Anthony Corrado, a professor at Colby College and a visiting fellow in Governance Studies at Brookings, agreed, saying “we have a process now that—in the best case—will disenfranchise the voters in at least a third of the states because the die is already cast before they go to the polls.”

Corrado said that this “hyperaccelerated calendar” has made fund-raising (and the exemption of federal matching funds) a more important and crucial part of campaigning, as candidates need to be well-funded long before the Iowa caucus and New Hampshire primary.

“We’ve created a process that puts a premium on what [former Texas Republican senator] Phil Gramm called ‘the politician’s best friend: ready cash.’”

He pointed out that current Democratic frontrunner Howard Dean has spent $4 million in Iowa and $2 million in New Hampshire, making it difficult for candidates who adhere to federal spending limits to compete. Additionally, Corrado said that fund-raising prowess in the year before the election (what Corrado called “the money primary”) has become an increasingly important way for candidates to garner attention and launch their campaign.

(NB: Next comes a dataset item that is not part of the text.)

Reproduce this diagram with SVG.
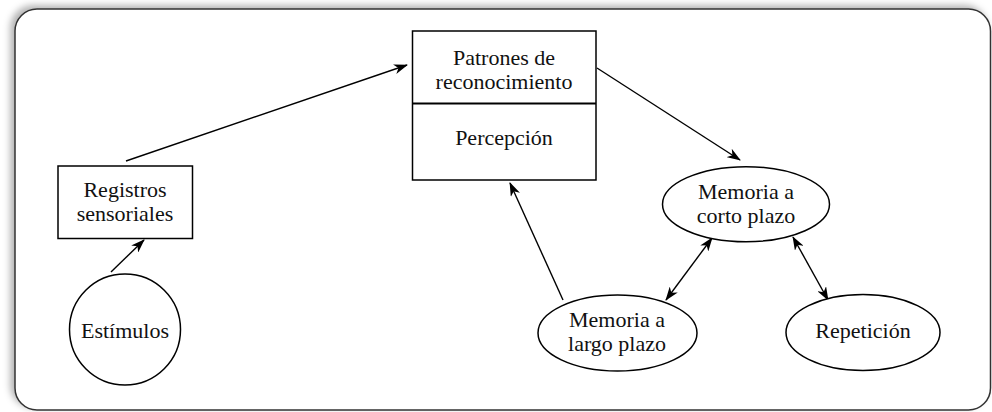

Corrado said that, given the front-loading primary calendar and the trend towards opting out of matching funds, “you’re better off trying to raise as much money as possible in the year before the election so that you can have enough cash on hand to forego public matching fund payments on January 1, still be able to pay for all of your television and campaigning in the front end of the year, and still offer yourself the prospect of raising an unlimited amount of money during the election year.”

Such a system benefits “brushfire candidates,” according to Corrado. “If you were a candidate who can catch fire coming out of New Hampshire,” he said, “this is a process that is made for you because you have the option of riding a wave of momentum in national press coverage that will not crest until the nomination may be sewn up.”

Panelists agreed that this pattern does not bode well for the future of publicly-financed campaigns. “In 2008, only those candidates who lack broad fundraising bases and are less well-known are going to be willing to obey the public finance system,” said Corrado.

Brookings Senior Fellow Thomas E. Mann said that a publicly-financed candidate would “be at a distinct disadvantage vis-a-vis President Bush in the long period between when the nomination is known and the conventions” given the amount of money that would likely be spent early in the delegate selection process under the current front-loaded calendar.

Mann said that the current system created an “invisible primary” during the year leading up to the Iowa caucus New Hampshire primary.

“The activities of the candidates during that year in raising money, organizing in Iowa and New Hampshire, garnering party endorsements, trying out campaign themes and messages, garnering respect from various gatekeepers in the process are all exceedingly important,” said Mann.

Mann reminded panelists of other crucial factors in determining a party’s presidential nominee. “It’s worth reminding ourselves that the best predictor of who wins the nomination since 1980 has been—believe it or not—not the polls alone, not the money,” he said, “but really sophisticated measures of party endorsements, of the major players in the democratic and republican party who are making judgments about candidates during this invisible primary year.”

Panelists recognized that a simple solution to primary front-loading was not available.

“It’s a tough nut to crack,” said Mayer. “It’s difficult to come up with an easy way for solving it.”

Mayer said that incremental changes, such as changes in the campaign finance system, were the most politically feasible, but also the least effective in bringing about real change. Comprehensive changes, such as national or regional primaries, failed to adequately address the problem. The Supreme Court was not likely to intervene, said Mayer, because any drastic restructuring could be construed as unconstitutional.

True change, according to Mayer, can only come from the national parties, but the parties would be unlikely to act unless both agreed to similar rules. The unlikelihood of this happening, according to Mayer, left “little prospect that [front-loading] will disappear anytime soon.”